Written request: Below are entries. Pull out all lines containing "this".

Information provided:
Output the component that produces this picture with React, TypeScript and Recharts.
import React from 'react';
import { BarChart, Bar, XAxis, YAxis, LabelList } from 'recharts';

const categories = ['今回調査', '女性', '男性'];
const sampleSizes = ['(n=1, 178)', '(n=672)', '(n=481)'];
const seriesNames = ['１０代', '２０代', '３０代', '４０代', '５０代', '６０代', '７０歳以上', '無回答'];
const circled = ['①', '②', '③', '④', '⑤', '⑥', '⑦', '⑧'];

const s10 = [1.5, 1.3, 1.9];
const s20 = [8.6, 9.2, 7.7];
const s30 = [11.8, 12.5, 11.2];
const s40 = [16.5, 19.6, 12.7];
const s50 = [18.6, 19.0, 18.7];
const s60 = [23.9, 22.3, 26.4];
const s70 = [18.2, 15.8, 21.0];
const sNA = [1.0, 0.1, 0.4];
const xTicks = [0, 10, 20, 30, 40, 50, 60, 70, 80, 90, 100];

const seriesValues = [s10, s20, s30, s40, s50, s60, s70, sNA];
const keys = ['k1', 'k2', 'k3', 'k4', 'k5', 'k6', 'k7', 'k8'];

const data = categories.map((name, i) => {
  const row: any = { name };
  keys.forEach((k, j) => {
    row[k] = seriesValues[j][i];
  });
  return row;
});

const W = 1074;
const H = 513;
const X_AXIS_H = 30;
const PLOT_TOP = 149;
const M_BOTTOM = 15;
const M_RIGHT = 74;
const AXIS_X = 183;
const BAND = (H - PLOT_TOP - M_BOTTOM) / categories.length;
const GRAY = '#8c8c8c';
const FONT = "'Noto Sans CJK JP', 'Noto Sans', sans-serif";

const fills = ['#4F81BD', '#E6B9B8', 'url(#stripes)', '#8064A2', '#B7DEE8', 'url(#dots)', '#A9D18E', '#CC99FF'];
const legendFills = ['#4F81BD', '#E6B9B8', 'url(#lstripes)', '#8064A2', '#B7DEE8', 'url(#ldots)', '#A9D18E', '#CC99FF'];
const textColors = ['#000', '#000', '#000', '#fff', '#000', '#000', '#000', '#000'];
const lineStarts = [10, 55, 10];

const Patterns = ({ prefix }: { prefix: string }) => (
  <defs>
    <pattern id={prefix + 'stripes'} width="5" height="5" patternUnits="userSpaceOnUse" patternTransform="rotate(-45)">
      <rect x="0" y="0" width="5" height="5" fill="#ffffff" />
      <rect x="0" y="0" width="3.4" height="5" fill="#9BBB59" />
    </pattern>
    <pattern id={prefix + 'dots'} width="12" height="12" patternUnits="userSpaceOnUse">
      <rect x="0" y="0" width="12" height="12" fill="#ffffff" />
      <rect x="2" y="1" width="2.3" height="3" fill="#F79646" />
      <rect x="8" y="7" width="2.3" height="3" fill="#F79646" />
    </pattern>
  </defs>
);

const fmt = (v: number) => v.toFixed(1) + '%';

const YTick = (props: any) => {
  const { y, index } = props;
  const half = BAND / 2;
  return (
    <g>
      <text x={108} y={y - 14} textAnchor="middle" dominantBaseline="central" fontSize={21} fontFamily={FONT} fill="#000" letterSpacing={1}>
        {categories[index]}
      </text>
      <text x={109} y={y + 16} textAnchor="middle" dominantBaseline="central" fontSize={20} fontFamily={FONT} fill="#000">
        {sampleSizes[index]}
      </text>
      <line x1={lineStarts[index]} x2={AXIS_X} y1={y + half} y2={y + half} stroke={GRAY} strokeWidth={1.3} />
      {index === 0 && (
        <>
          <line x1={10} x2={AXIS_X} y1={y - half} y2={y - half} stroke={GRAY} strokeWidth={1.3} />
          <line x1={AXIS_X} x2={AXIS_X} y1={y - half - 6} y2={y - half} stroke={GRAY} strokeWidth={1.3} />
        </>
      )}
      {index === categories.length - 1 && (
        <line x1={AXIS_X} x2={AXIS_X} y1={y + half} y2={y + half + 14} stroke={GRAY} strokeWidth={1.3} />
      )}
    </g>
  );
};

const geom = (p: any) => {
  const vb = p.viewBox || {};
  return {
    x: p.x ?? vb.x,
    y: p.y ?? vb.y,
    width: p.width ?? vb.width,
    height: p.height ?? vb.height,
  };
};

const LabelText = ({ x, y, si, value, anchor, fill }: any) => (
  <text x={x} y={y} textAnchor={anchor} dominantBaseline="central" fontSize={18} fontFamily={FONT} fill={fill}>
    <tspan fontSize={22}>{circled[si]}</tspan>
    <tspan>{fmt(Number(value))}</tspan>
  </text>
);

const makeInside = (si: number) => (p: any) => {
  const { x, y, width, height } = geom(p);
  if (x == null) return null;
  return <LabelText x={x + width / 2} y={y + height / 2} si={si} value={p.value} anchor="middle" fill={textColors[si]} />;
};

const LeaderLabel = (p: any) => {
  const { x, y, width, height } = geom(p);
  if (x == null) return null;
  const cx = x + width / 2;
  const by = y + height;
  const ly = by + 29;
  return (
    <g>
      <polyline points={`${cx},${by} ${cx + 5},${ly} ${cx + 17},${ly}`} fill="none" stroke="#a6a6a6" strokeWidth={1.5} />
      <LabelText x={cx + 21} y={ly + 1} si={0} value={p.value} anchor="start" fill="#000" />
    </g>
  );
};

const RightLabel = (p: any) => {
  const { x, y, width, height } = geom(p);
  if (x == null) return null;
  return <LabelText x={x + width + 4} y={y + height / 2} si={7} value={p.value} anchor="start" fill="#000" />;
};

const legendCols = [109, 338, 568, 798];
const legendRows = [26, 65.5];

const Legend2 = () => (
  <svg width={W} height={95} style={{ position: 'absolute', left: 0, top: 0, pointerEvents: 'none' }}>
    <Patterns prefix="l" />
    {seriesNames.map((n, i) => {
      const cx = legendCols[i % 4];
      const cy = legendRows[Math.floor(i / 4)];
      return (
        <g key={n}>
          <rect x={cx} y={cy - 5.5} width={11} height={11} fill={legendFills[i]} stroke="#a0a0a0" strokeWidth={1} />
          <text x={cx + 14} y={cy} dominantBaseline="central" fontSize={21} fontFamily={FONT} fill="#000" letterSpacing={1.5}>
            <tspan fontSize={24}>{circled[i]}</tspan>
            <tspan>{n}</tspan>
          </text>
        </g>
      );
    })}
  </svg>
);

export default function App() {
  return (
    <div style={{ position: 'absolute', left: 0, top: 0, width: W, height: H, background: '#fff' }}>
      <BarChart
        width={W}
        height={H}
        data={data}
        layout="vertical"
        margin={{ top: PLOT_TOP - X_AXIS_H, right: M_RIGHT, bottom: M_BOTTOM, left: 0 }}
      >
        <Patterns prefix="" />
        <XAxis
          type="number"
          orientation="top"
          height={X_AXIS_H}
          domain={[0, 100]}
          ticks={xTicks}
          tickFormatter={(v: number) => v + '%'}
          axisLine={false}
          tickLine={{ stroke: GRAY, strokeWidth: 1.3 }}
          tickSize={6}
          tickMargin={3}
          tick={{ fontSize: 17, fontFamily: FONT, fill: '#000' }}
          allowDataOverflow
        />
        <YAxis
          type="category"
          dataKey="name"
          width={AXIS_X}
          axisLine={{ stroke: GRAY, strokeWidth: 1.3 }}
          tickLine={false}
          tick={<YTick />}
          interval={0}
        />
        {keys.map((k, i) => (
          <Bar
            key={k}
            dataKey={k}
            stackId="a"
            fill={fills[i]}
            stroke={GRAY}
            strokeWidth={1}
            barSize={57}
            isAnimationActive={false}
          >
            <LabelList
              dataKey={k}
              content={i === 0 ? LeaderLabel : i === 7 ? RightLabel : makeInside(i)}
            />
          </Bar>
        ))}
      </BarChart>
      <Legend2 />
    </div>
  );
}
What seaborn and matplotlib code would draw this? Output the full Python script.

Answer to the task:
Output the component that produces this picture with React, TypeScript and Recharts.
What seaborn and matplotlib code would draw this? Output the full Python script.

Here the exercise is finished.